On June 2 and 5, two groups of migrants from Venezuela and Colombia were driven from El Paso to New Mexico and then flown to Sacramento. Those arriving June 2 were left at the door of the Catholic Diocese with documents from Florida’s “Voluntary Migrant Transport Program.” Florida officials pushed back on the allegation that migrants were misled or transported against their will.

Vertol Systems Co., the contractor that facilitated the transport, also coordinated similar flights for Florida Gov. Ron DeSantis that took dozens of Venezuelan migrants from San Antonio to Martha’s Vineyard in Massachusetts last year.

The migrants flown to Sacramento told officials they were promised someone would help them find work. At the Catholic Diocese, two men said they would return but drove off, leaving the migrants behind, Bonta said.

Migrants who were recruited for the trip but didn’t go told The Times that the contractors were aggressively insistent. One woman said the contractor told her she would have her immigration court date changed if she agreed to go to L.A.

Migrants in Texas say contractors working for Florida Gov. Ron DeSantis pushed them to board flights to California, promising shelter and immigration aid.

June 10, 2023

Bonta sent two public records requests to DeSantis’ office seeking communications, instructions and records between Florida officials and private entities involved in the transports, including bids submitted in response to a request for proposal published May 8 by Florida’s Division of Emergency Management for a migrant transportation program.

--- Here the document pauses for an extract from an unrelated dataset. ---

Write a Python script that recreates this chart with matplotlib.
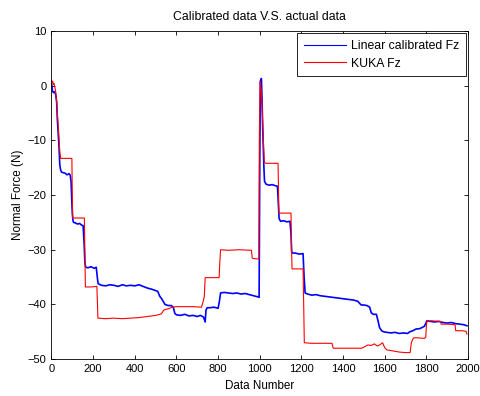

California Gov. Gavin Newsom sparred with Fox News Host Sean Hannity on Monday night, telling him: “I sat down with these migrants. I talked to every single one of them. They were lied to. They were misled.”

The California Rural Legal Assistance Foundation, which has provided legal support to the migrants flown to Sacramento, was among the lead signatories asking Bonta to provide migrants who have cooperated with his investigation a certification that would make them eligible to apply for a U visa.

The status was designated by Congress to encourage immigrant victims to report serious crimes and cooperate with law enforcement. Applicants face a years-long backlog, but certain applicants can receive deportation protection and work permits while they wait.

Kidnapping and human trafficking are among the qualifying crimes for a U visa. Bonta’s office did not immediately respond to a request for comment about the letter.

“These individuals are not only just a problem that was foisted upon us, but they are victims of misconduct,” said Marcus Tang, citizenship and immigration project director at CRLAF. “They are at the center of this massive political debate and it’s not fair to them that this happened. They deserve dignity and protection.”

Tang said it’s not guaranteed that every one of the affected migrants would apply for a U visa or receive one. Some might also qualify for asylum, he said, and limited legal resources make it difficult to pursue multiple options. But obtaining a certification at least offers them the option, he said — and gives state leaders a chance to provide humanitarian support.


Bonta wouldn’t be the first to offer such a benefit. After 49 migrants were flown to Martha’s Vineyard last September, the Bexar County Sheriff’s Office in Texas signed U visa certifications for all of them.